July 22, 2010

Where Did My Hobbies Go?

This is a picture of the Our Lady of Victory Chapel at St. Catherine University in St. Paul. Beautiful, right?

I get the honor of singing at this Chapel for my brother's wedding on November 6th and I could not be more excited. One of the little known facts about me is that I am a professionally trained singer. I took private vocal lessons all the way through high school and college, won numerous awards and got to travel the country singing with my college choir. Why did I do it? Because I LOVED it. No other reason. I had no intention of making a career out of it. I was involved with music because it brought me joy.

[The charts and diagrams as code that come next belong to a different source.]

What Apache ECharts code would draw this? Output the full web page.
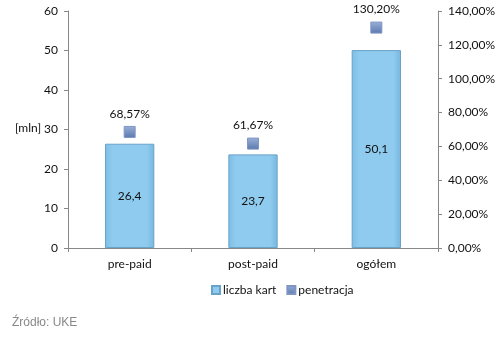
<!DOCTYPE html>
<html><head><meta charset="utf-8">
<script src="https://cdn.jsdelivr.net/npm/echarts@6/dist/echarts.min.js"></script>
<style>html,body{margin:0;padding:0;background:#fff}#c{width:500px;height:337px}</style>
</head><body><div id="c"></div>
<script>
const categories = ['pre-paid', 'post-paid', 'ogółem'];
const liczbaKart = [26.4, 23.7, 50.1];
const penetracja = [68.57, 61.67, 130.2];
const leftTicks = [0, 60, 10];
const rightTicks = [0, 140, 20];

const font = 'Lato, "Open Sans", sans-serif';
const fmt = (v, d) => v.toFixed(d).replace('.', ',');
const chart = echarts.init(document.getElementById('c'));
chart.setOption({
  animation: false,
  textStyle: { fontFamily: font },
  grid: { left: 68, right: 62, top: 11, bottom: 89 },
  legend: {
    left: 206, top: 279, itemWidth: 8, itemHeight: 8, itemGap: 10,
    textStyle: { fontFamily: font, fontSize: 12, color: '#111', padding: [0, 0, 0, -2] },
    data: [
      { name: 'liczba kart', icon: 'rect' },
      { name: 'penetracja', icon: 'rect' }
    ]
  },
  graphic: [
    { type: 'text', left: 12, top: 317, style: { text: 'Źródło: UKE', fill: '#888', font: '12px Arial, "Liberation Sans", sans-serif' } },
    { type: 'text', left: 15, top: 122, style: { text: '[mln]', fill: '#111', font: '12px ' + font } }
  ],
  xAxis: {
    type: 'category', data: categories,
    axisLine: { lineStyle: { color: '#888' } },
    axisTick: { show: true, length: 4, lineStyle: { color: '#888' } },
    axisLabel: { color: '#111', fontSize: 12, margin: 10, fontFamily: font }
  },
  yAxis: [
    {
      type: 'value', min: leftTicks[0], max: leftTicks[1], interval: leftTicks[2],
      axisLine: { show: true, lineStyle: { color: '#888' } },
      axisTick: { show: true, length: 4, lineStyle: { color: '#888' } },
      splitLine: { show: false },
      axisLabel: { color: '#111', fontSize: 12, margin: 10, fontFamily: font }
    },
    {
      type: 'value', min: rightTicks[0], max: rightTicks[1], interval: rightTicks[2],
      axisLine: { show: true, lineStyle: { color: '#888' } },
      axisTick: { show: true, length: 4, lineStyle: { color: '#888' } },
      splitLine: { show: false },
      axisLabel: { color: '#111', fontSize: 12, margin: 10, fontFamily: font, formatter: v => fmt(v, 2) + '%' }
    }
  ],
  series: [
    {
      name: 'liczba kart', type: 'bar', data: liczbaKart, barWidth: '40%', yAxisIndex: 0,
      itemStyle: {
        color: new echarts.graphic.LinearGradient(0, 0, 1, 0, [
          { offset: 0, color: '#7dbde6' }, { offset: 0.15, color: '#8ecbee' },
          { offset: 0.85, color: '#8ecbee' }, { offset: 1, color: '#78b6df' }
        ]),
        borderColor: '#6aa3c8', borderWidth: 1
      },
      label: { show: true, position: 'inside', color: '#111', fontSize: 12, fontFamily: font, formatter: p => fmt(p.value, 1) }
    },
    {
      name: 'penetracja', type: 'scatter', data: penetracja, yAxisIndex: 1,
      symbol: 'rect', symbolSize: 11,
      itemStyle: {
        opacity: 1,
        color: new echarts.graphic.LinearGradient(0, 0, 0, 1, [
          { offset: 0, color: '#9ab0d8' }, { offset: 1, color: '#5a78ae' }
        ]),
        borderColor: '#7f96c2', borderWidth: 1
      },
      label: { show: true, position: 'top', distance: 6, color: '#111', fontSize: 12, fontFamily: font, formatter: p => fmt(p.value, 2) + '%' }
    }
  ]
});
</script></body></html>
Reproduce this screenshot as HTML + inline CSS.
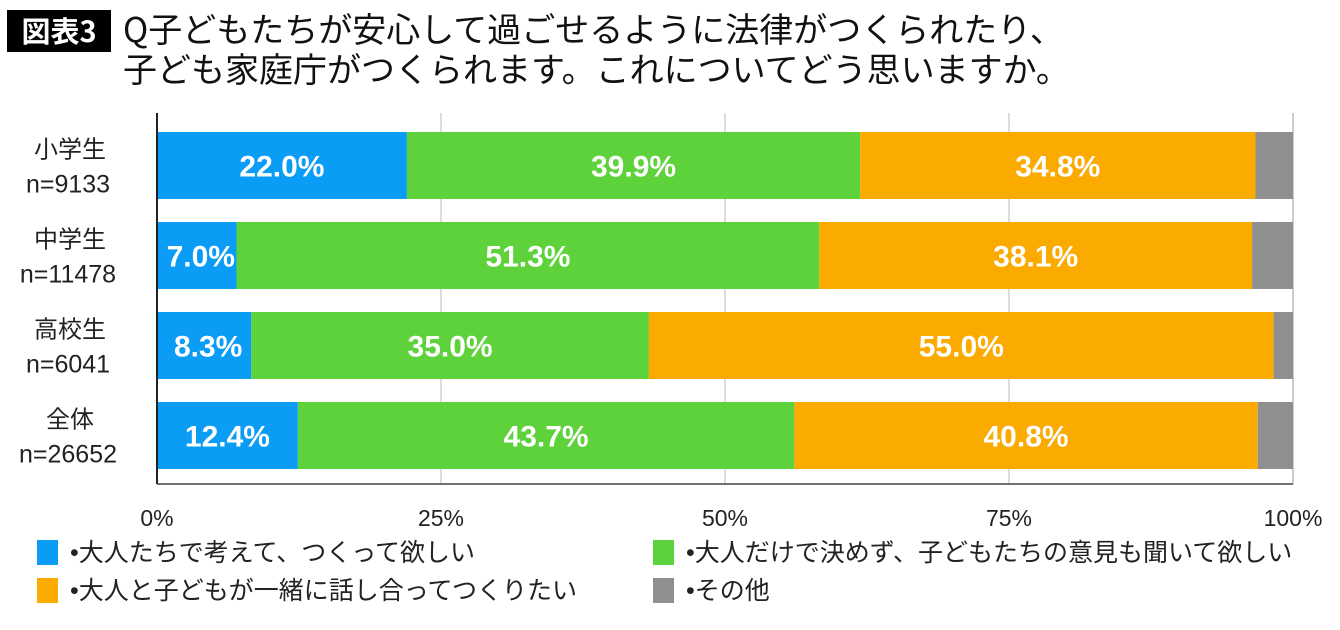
<!DOCTYPE html>
<html><head><meta charset="utf-8"><style>
body{margin:0;background:#fff;width:1340px;height:625px;overflow:hidden;font-family:"Liberation Sans","Noto Sans CJK JP",sans-serif;}
</style></head><body>
<svg id="chart" width="1340" height="625" xmlns="http://www.w3.org/2000/svg" font-family="Liberation Sans, Noto Sans CJK JP, sans-serif">
<rect x="7" y="10" width="104" height="42" fill="#000"/>
<text x="59" y="42" fill="#fff" font-size="29" font-weight="bold" text-anchor="middle" font-family="Noto Sans CJK JP, sans-serif">図表3</text>
<text x="123" y="42" font-size="34" font-family="Noto Sans CJK JP, sans-serif" fill="#111">Q子どもたちが安心して過ごせるように法律がつくられたり、</text>
<text x="123" y="82" font-size="34" font-family="Noto Sans CJK JP, sans-serif" fill="#111">子ども家庭庁がつくられます。これについてどう思いますか。</text>
<g id="grid"></g><g id="bars"></g><g id="labels"></g><g id="axis"></g><g id="legend"></g>
</svg>
<script>
const categories=["小学生","中学生","高校生","全体"];
const sampleSizes=["n=9133","n=11478","n=6041","n=26652"];
const s1=[22.0,7.0,8.3,12.4];
const s2=[39.9,51.3,35.0,43.7];
const s3=[34.8,38.1,55.0,40.8];
const s4=[3.3,3.6,1.7,3.1];
const ticks=[0,25,50,75,100];
const tickLabels=["0%","25%","50%","75%","100%"];
const seriesNames=["•大人たちで考えて、つくって欲しい","•大人だけで決めず、子どもたちの意見も聞いて欲しい","•大人と子どもが一緒に話し合ってつくりたい","•その他"];
const colors=["#0b9cf5","#5ed23a","#fbaa00","#8f8f8f"];
const NS="http://www.w3.org/2000/svg";
const X0=157,X1=1293,T=113,B=484;
const x=v=>X0+(X1-X0)*v/100;
const band=90;
const yTop=i=>132+band*i;const bh=67;
function mk(tag,attrs,parent,txt){const e=document.createElementNS(NS,tag);for(const k in attrs)e.setAttribute(k,attrs[k]);if(txt!==undefined)e.textContent=txt;document.getElementById(parent).appendChild(e);return e;}
ticks.forEach((t,i)=>{
 if(i>0){const g=mk('line',{x1:x(t),x2:x(t),y1:T,y2:B,stroke:i==4?'#bbb':'#d0d0d0','stroke-width':1.5},'grid');
 
 }
 const l=mk('text',{x:x(t),y:526,'text-anchor':'middle','font-size':23,fill:'#222'},'axis',tickLabels[i]);
 
 
});
const ax=mk('line',{x1:X0,x2:X0,y1:T,y2:B,stroke:'#222','stroke-width':2},'axis');


const bx=mk('line',{x1:X0,x2:X1,y1:B,y2:B,stroke:'#444','stroke-width':1.5},'axis');


const series=[s1,s2,s3,s4];
categories.forEach((c,i)=>{
 let acc=0;
 series.forEach((s,j)=>{
  const r=mk('rect',{x:x(acc),y:yTop(i),width:x(acc+s[i])-x(acc),height:bh,fill:colors[j]},'bars');
  
  
  if(j<3){
   const w=x(acc+s[i])-x(acc);
   const cx=w<100?x(acc)+w/2+4:x(acc)+w/2;
   const t=mk('text',{x:cx,y:yTop(i)+bh/2+11,'text-anchor':'middle','font-size':30,'font-weight':'bold',fill:'#fff'},'labels',s[i].toFixed(1)+'%');
   
   
  }
  acc+=s[i];
 });
 const cy=yTop(i)+bh/2;
 const a=mk('text',{x:70,y:cy-8,'text-anchor':'middle','font-size':24,fill:'#222'},'axis',c);
 
 
 const b=mk('text',{x:68,y:cy+27,'text-anchor':'middle','font-size':25,fill:'#222'},'axis',sampleSizes[i]);
 
 
});
const lp=[[37,540],[653,540],[37,578],[653,578]];
seriesNames.forEach((n,j)=>{
 const r=mk('rect',{x:lp[j][0],y:lp[j][1],width:21,height:25,fill:colors[j]},'legend');
 
 
 const t=mk('text',{x:lp[j][0]+33,y:lp[j][1]+21,'font-size':25,fill:'#222'},'legend',n);
 
 
});
</script>
</body></html>
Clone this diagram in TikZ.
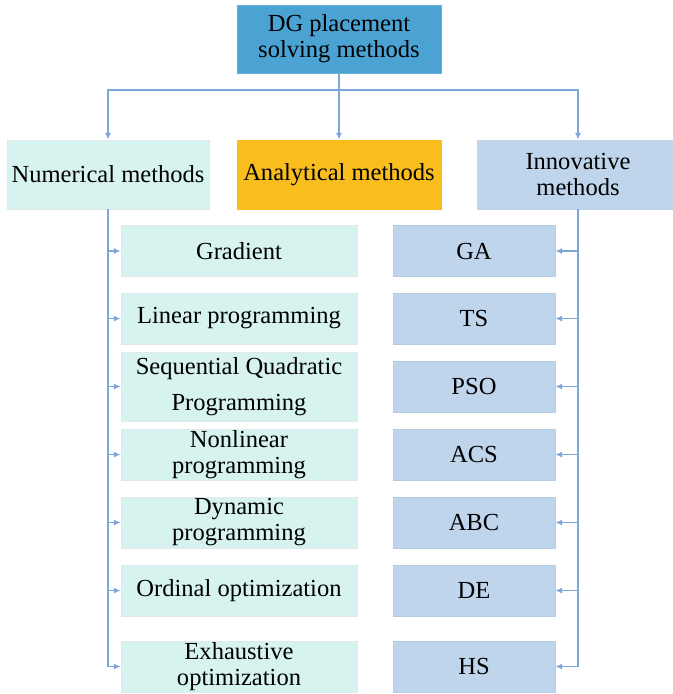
\documentclass[tikz,border=0pt]{standalone}
\usepackage{fontspec}
\setmainfont{Liberation Serif}
\usetikzlibrary{arrows.meta}
\definecolor{topblue}{RGB}{75,163,211}
\definecolor{numcyan}{RGB}{214,243,240}
\definecolor{anaorange}{RGB}{249,190,30}
\definecolor{innblue}{RGB}{190,213,236}
\definecolor{linkblue}{RGB}{125,167,217}
\definecolor{tipblue}{RGB}{85,140,205}
\definecolor{edgegrey}{RGB}{225,232,236}
\tikzset{
  box/.style={rectangle, draw=edgegrey, line width=0.6pt, align=center, inner sep=0pt,
    font=\fontsize{18.4}{19.5}\selectfont, text=black},
  rootbox/.style={box, fill=topblue, draw=topblue!85!white, minimum width=153pt, minimum height=51pt},
  catnum/.style={box, fill=numcyan, minimum width=151.5pt, minimum height=51.75pt},
  catana/.style={box, fill=anaorange, draw=anaorange, minimum width=153pt, minimum height=51.75pt},
  catinn/.style={box, fill=innblue, draw=innblue, minimum width=151.5pt, minimum height=51.75pt},
  leftbox/.style={box, fill=numcyan, minimum width=177pt, minimum height=38.25pt},
  rightbox/.style={box, fill=innblue, draw=innblue!90!gray, minimum width=121.5pt, minimum height=38.25pt},
  conn/.style={draw=linkblue, line width=1pt, -{Latex[length=5pt,width=4.5pt,fill=tipblue]}},
  plain/.style={draw=linkblue, line width=1pt}
}
\begin{document}
\begin{tikzpicture}[x=0.75pt, y=-0.75pt]
  \useasboundingbox (0,0) rectangle (673,694);
  \fill[white] (0,0) rectangle (673,694);

  % root and the three families
  \node[rootbox] (root) at (339,39) {DG placement\\solving methods};
  \node[catnum] (num) at (108,174.5) {Numerical methods};
  \node[catana] (ana) at (339,174.5) {Analytical methods};
  \node[catinn] (inn) at (578,174.5) {Innovative\\methods};

  % numerical methods
  \node[leftbox] (grad) at (239,251) {Gradient};
  \node[leftbox] (lp) at (239,318.5) {Linear programming};
  \node[leftbox, minimum height=51.75pt] (sqp) at (239,386.5)
    {Sequential Quadratic\\[8pt]Programming};
  \node[leftbox] (nlp) at (239,454.5) {Nonlinear\\programming};
  \node[leftbox] (dp) at (239,522.5) {Dynamic\\programming};
  \node[leftbox] (oo) at (239,590.5) {Ordinal optimization};
  \node[leftbox] (eo) at (239,666.5) {Exhaustive\\optimization};

  % innovative methods
  \node[rightbox] (ga) at (474,251) {GA};
  \node[rightbox] (ts) at (474,318.5) {TS};
  \node[rightbox] (pso) at (474,386.5) {PSO};
  \node[rightbox] (acs) at (474,454.5) {ACS};
  \node[rightbox] (abc) at (474,522.5) {ABC};
  \node[rightbox] (de) at (474,590.5) {DE};
  \node[rightbox] (hs) at (474,666.5) {HS};

  % top-level branching
  \coordinate (split) at (339,90);
  \draw[plain] (root.south) -- (split);
  \draw[conn] (split) -| (num.north);
  \draw[conn] (split) -- (ana.north);
  \draw[conn] (split) -| (inn.north);

  % numerical spine
  \foreach \b in {grad,lp,sqp,nlp,dp,oo,eo}
    \draw[conn] (num.south) |- (\b.west);

  % innovative spine
  \foreach \b in {ga,ts,pso,acs,abc,de,hs}
    \draw[conn] (inn.south) |- (\b.east);
\end{tikzpicture}
\end{document}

In reconnecting with friends from high school and college via our good friend Facebook, I get asked all the time, "Why on earth are you not doing anything in music?" My answer used to be that I chose not to get into the music profession because of the high competition and and low pay. My excuse then turned into lack of time and that I now creatively express myself through Marketing. Now... I just don't know why. I do know that I miss it. I miss being in a choir. I miss playing the piano. I miss playing flute. And how is this for a shocker: I've been dating/married to my husband for 8 years. He has never heard me sing or make music other than the mild humming I might do along to a song or singing lullabies to Jack when he was a tiny little baby. He has never seen me perform! I think he thinks that I'm making my talent up! I find this extremely sad, but it is also directly related to my ever-growing lack of self-confidence. What if he thinks I suck? What if I am one of those people who think I'm really good but actually really suck (think American Idol auditions...). Then it dawned on me. I wouldn't have been able to be a part of my college choir or been asked to sing at weddings and church if I didn't have talent. Given my current employment woes, it makes me wonder if music could be my savior should I decide to stay home with my munchkin. If I could fit it in and make it a part of my life, I truly think it could fill my professional/career desires.

I used to call music my hobby. However, it is so much more than that. It is my passion and I would love to make it an everyday part of my life. What the heck am I waiting for? 

So I ask: Is there something that you were involved in and passionate about growing up that you wish you were still doing now?